Quand on construit sur des sables
mouvants, un jour tout s’enfonce
Que dire de plus que ce qui a déjà été dit sur la crise qui nous assaille
? Que dire d’utile, qui ne soit ni pessimiste, ni apocalyptique, ni
défaitiste ? Que dire de sensé, d’intelligent, sur ce monde qui déraille ?
Oui, certainement, il y aura des leçons à tirer de tout ceci. L’argent pas
cher par exemple. Qu’est-ce qu’on nous a gavé, et pendant des années, avec
cette politique américaine des taux d’intérêts bas, de l’emprunt facile des
ménages. Je me souviens de responsables politiques français qui jugeaient
drôlement formidable les présidents de banque centrale américaine, eux au
moins ils savaient baisser les taux d’intérêts alors que notre Jean-Claude
Trichet était dépeint comme un benêt, accroché à l’inflation, alors que
l’inflation, ah, ah, ah, ce n’est pas le problème...
Avez-vous oublié les noms de ces stratèges financiers qui ont accablé le
débat public de leurs certitudes ? L’argent pas cher aux Etats-Unis a eu une
vertu : les années d’expansion et de croissance. Il n’a qu’un défaut : à un
moment, pour une cause mal identifiée ou pas anticipée, tout explose.

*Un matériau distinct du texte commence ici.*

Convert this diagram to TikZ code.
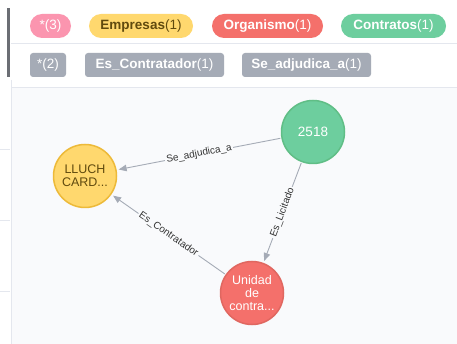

L’économie a ceci de certain : quand on construit sur des sables mouvants,
un jour tout s’enfonce.
La France vit à crédit depuis trente ans. L’Etat vit à crédit depuis trente
ans. Des batailles sémantiques épuisantes ont fini par faire triompher
l’idée dans le public que ce n’était pas grave, que l’Etat ce n’est pas les
ménages, et qu’il faut être sot pour s’alarmer de la situation. Ben
voyons...
L’Etat, justement, devra s’endetter bientôt, très bientôt, et beaucoup, très
beaucoup. La dernière idée à la mode, qui n’est pas fausse, c’est bien le
drame, concerne ce « fonds de garantie » que l’Europe devra bien finir par
créer pour ramener de la confiance sur les marchés. Notre « plan Paulson » à
nous. L’argent public achètera des obligations pourries pour nettoyer les
marchés. Les banquiers peuvent dormir tranquilles, leurs fautes seront
rachetées, et cher.
Pour alimenter ce fonds, il faudra verser des sous. Of course. Beaucoup de
sous. Of course. Chaque Etat devra verser environ 3% de son PIB dans ce
fonds sans fond. Pour la France, ce sera de l’ordre d’une cinquantaine de
milliards d’euros. D’où les sortirons-nous ? De quel chapeau de magicien ?
Abracadabra... emprunt ! C’est, et de loin, ce que nous savons faire de
mieux en France. Et dans l’urgence, il se trouvera toujours des docteurs «
tant pis » pour nous faire avaler la potion.